Mr. Joseph Cowen said: ‘The super-subtlety of his intellect, his faculty for hair-splitting, and his love of party warfare, create distrust, and generate that strong sense of resentment which exists towards him amongst a numerous section of the community.  If he were not so subtle he would be more successful.  A plain straight man like Lord Hartington, or Lord John Russell, or Sir Stafford Northcote, impresses the average Englishman more favourably than a curiously acute one like the Prime Minister.  The popular impression—that he is an austere purist, and would not resort to any of the tricks or wriggles that characterize ordinary party leaders—is altogether a mistake.  Those who are brought in contact with the Legislature know that he can resort to any of the devices of partizanship as readily as men who are popularly accounted his inferiors.  It is this many-sidedness that leads to the different estimates that are formed of him.  He cannot but have felt very keenly the death of Gordon, and the massacre that ensued on the fall of Khartoum; yet I believe it is true that he went to the Criterion that night to see a very second-rate comedy.  Ordinary persons having the responsibility that he had would not have been able to attend a theatre at such a time.  The other day he laboured to impress the House of Commons with the extreme gravity of the position of affairs with Russia, and shortly after he went to see Miss Anderson play in “Pygmalion and Galatea.”  These sudden changes from seriousness to seeming frivolity foster that sense of distrust which a large number of sober Englishmen feel towards him.  They cannot understand how a man engaged in such grave and weighty transactions can feel them very acutely when he can so easily throw them on one side and ignore the responsibilities they entail.’

‘What a wonderful fellow Gladstone is, after all!’ said Mr. Disraeli one day to McCullagh Torrens.  ‘He had a dreadful passage, I hear, coming back from Ireland, and the moment he got on shore he began to make a speech to the Welshmen, telling them that they were all right, and to keep so.’

‘What an ardent creature!’ he exclaimed as Mr. Gladstone rushed past them to vote on another occasion when a division had been called for.

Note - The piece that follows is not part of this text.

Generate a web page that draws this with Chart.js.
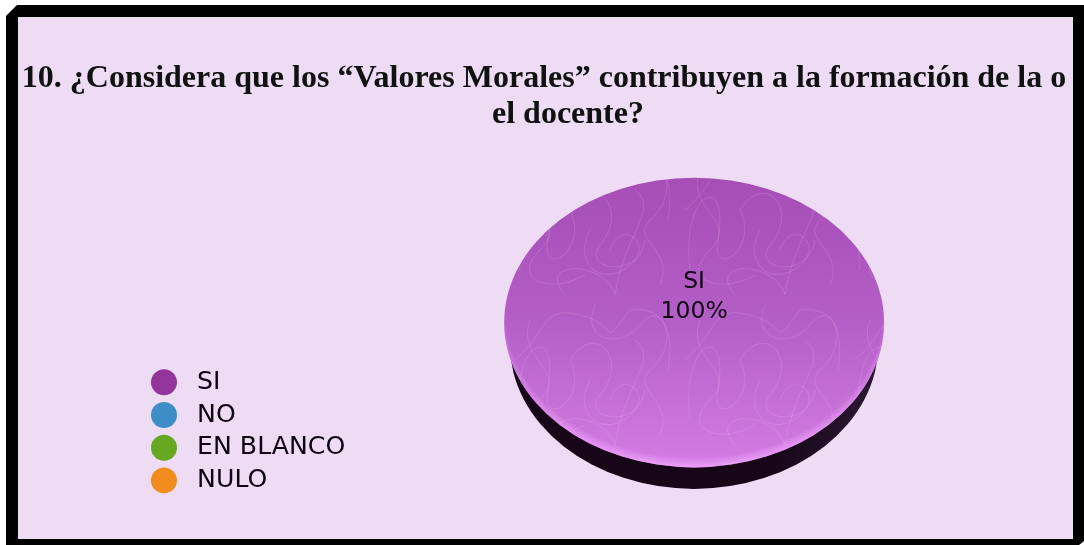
<!DOCTYPE html>
<html>
<head>
<meta charset="utf-8">
<style>
  html, body { margin: 0; padding: 0; background: #fff; overflow: hidden; width: 1084px; height: 545px; }
  #frame {
    position: absolute; left: 6px; top: 5px; width: 1078px; height: 546px;
    box-sizing: border-box; background: #eedcf5;
    border: solid #000; border-width: 12px 11px 12px 12px;
    clip-path: polygon(11px 0, 100% 0, 100% 536px, 1073px 540px, 0 540px, 0 11px);
  }
  #chart { position: absolute; left: 0; top: 0; }
</style>
</head>
<body>
<div id="frame"></div>
<canvas id="chart" width="1084" height="545"></canvas>
<script src="https://cdn.jsdelivr.net/npm/chart.js@4"></script>
<script>
// leading spaces: the second line sits right of centre in the original
const titleLines = ["10. ¿Considera que los “Valores Morales” contribuyen a la formación de la o", "      el docente?"];
const categories = ["SI", "NO", "EN BLANCO", "NULO"];
const values = [100, 0, 0, 0];
const legendColors = ["#93359b", "#3f8dc6", "#67a823", "#f28c1e"];

const squash = 0.7625;

// faint scribble texture on top of the pie
const makeTile = () => {
  const c = document.createElement("canvas");
  c.width = 170;
  c.height = 150;
  const g = c.getContext("2d");
  g.strokeStyle = "rgba(255,255,255,0.12)";
  g.lineWidth = 1;
  const loops = [
    [10, 120, 0, 40, 50, 20, 38, 90, 30, 130, 80, 100, 60, 60],
    [60, 60, 85, 20, 120, 60, 90, 95, 70, 120, 130, 130, 135, 90],
    [5, 60, 40, 30, 30, 5, 70, 15, 110, 25, 90, 50, 120, 10],
    [55, 145, 25, 110, 95, 110, 105, 145, 115, 80, 150, 60, 125, 40],
    [120, 10, 165, 5, 165, 50, 140, 70, 120, 90, 165, 100, 150, 135],
    [20, 20, 5, 60, 60, 70, 30, 100, 0, 130, 40, 145, 75, 125],
    [85, 5, 70, 40, 110, 50, 130, 25, 150, 0, 165, 30, 158, 70],
    [80, 80, 60, 120, 100, 140, 125, 110, 140, 90, 110, 70, 100, 100]
  ];
  loops.forEach(p => {
    g.beginPath();
    g.moveTo(p[0], p[1]);
    g.bezierCurveTo(p[2], p[3], p[4], p[5], p[6], p[7]);
    g.bezierCurveTo(p[8], p[9], p[10], p[11], p[12], p[13]);
    g.stroke();
  });
  return c;
};
const tile = makeTile();

const tiltPie = {
  id: "tiltPie",
  afterLayout(chart) {
    // title runs over the full width, legend sits lower than the library puts it
    chart.titleBlock.left = 0;
    chart.titleBlock.right = 1088;
    chart.titleBlock.top = 60.5;
    chart.legend.top -= 12;
    chart.legend.bottom -= 12;
  },
  beforeDatasetsDraw(chart) {
    const arc = chart.getDatasetMeta(0).data[0];
    const ctx = chart.ctx;
    const r = arc.outerRadius;
    // dark side of the disc
    const side = ctx.createLinearGradient(arc.x - r, 0, arc.x + r, 0);
    side.addColorStop(0, "#170518");
    side.addColorStop(0.7, "#170518");
    side.addColorStop(1, "#2b1a33");
    ctx.fillStyle = side;
    ctx.beginPath();
    ctx.ellipse(arc.x, arc.y + 21.5, r * 0.97, r * squash, 0, 0, Math.PI * 2);
    ctx.fill();
    ctx.save();
    ctx.translate(arc.x, arc.y);
    ctx.scale(1, squash);
    ctx.translate(-arc.x, -arc.y);
  },
  afterDatasetsDraw(chart) {
    const ctx = chart.ctx;
    const arc = chart.getDatasetMeta(0).data[0];
    const r = arc.outerRadius;
    // bright rim, still in squashed space
    const rim = ctx.createRadialGradient(arc.x, arc.y - r * 0.06, r * 0.99, arc.x, arc.y - r * 0.06, r * 1.06);
    rim.addColorStop(0, "rgba(245,170,255,0)");
    rim.addColorStop(1, "rgba(245,170,255,0.75)");
    ctx.fillStyle = rim;
    ctx.beginPath();
    ctx.arc(arc.x, arc.y, r, 0, Math.PI * 2);
    ctx.fill();
    ctx.restore();

    ctx.save();
    ctx.beginPath();
    ctx.ellipse(arc.x, arc.y, r, r * squash, 0, 0, Math.PI * 2);
    ctx.clip();
    ctx.fillStyle = ctx.createPattern(tile, "repeat");
    ctx.fillRect(arc.x - r, arc.y - r, r * 2, r * 2);
    ctx.restore();

    // data label
    ctx.save();
    ctx.fillStyle = "#0c0410";
    ctx.font = "23.5px 'DejaVu Sans'";
    ctx.textAlign = "center";
    ctx.textBaseline = "middle";
    const total = values.reduce((a, b) => a + b, 0);
    ctx.fillText(categories[0], arc.x, arc.y - 41);
    ctx.fillText(Math.round(values[0] / total * 100) + "%", arc.x, arc.y - 10.5);
    ctx.restore();
  }
};

new Chart(document.getElementById("chart"), {
  type: "pie",
  data: {
    labels: categories,
    datasets: [{
      data: values,
      borderWidth: 0,
      backgroundColor: (c) => {
        const area = c.chart.chartArea;
        if (!area) return legendColors[c.dataIndex];
        const g = c.chart.ctx.createLinearGradient(0, area.top, 0, area.bottom);
        g.addColorStop(0, "#a64db6");
        g.addColorStop(0.5, "#b45ec7");
        g.addColorStop(1, "#d27ce4");
        return g;
      }
    }]
  },
  plugins: [tiltPie],
  options: {
    responsive: false,
    animation: false,
    layout: { padding: { top: 50.5, bottom: 32.5, left: 144, right: 51 } },
    plugins: {
      tooltip: { enabled: false },
      title: {
        display: true,
        text: titleLines,
        color: "#111",
        font: { family: "'Liberation Serif'", weight: "bold", size: 32, lineHeight: 1.125 },
        padding: { top: 0, bottom: 10 }
      },
      legend: {
        position: "left",
        align: "end",
        labels: {
          usePointStyle: true,
          boxHeight: 18.4,
          boxWidth: 25,
          padding: 7.5,
          color: "#0c0410",
          font: { family: "'DejaVu Sans'", size: 25.2 },
          generateLabels: (chart) =>
            Chart.overrides.pie.plugins.legend.labels.generateLabels(chart).map((item, i) => ({
              ...item,
              text: " " + item.text,
              fillStyle: legendColors[i],
              strokeStyle: legendColors[i],
              hidden: false
            }))
        }
      }
    }
  }
});
</script>
</body>
</html>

Under the date of June 8, 1885, Sir Stafford Northcote writes: ‘The great debate came off to-night. . . .  The result, a majority of twelve against Government, took the House greatly by surprise, though we ourselves had reckoned on a victory by three or four votes.  About forty of the Parnellites went with us.  The excitement on the declaration of the numbers was very great, and displayed itself rather indecorously.  Randolph Churchill jumped upon his seat and stood waving his pocket-handkerchief and shouting; Walter left the House with Algernon West, and said something about this being a curious end of Gladstone’s career.  West said: “Oh, this won’t be the end now; you will see him come out more energetic than ever.”’  Sir Stafford Northcote, it may be stated, seems at times to have been a good deal bothered by Mr. Gladstone.  ‘The most incredulous man I ever met!’ he writes in his diary; ‘keeps on shaking his head whenever I refer to him.’  Again he writes: ‘Gladstone had been dining out to meet the authoress of “Sister Dora”—Miss Lonsdale—who was very much alarmed by the rapidity and variety of his questions.’  Again we find him complaining of Gladstone’s habit of speaking late into the dinner-hour, so that his opponent must either speak to empty benches or forego the advantage of replying on the instant.  After this, we must admit Mr. Gladstone’s description of himself on one occasion as an ‘old Parliamentary hand.’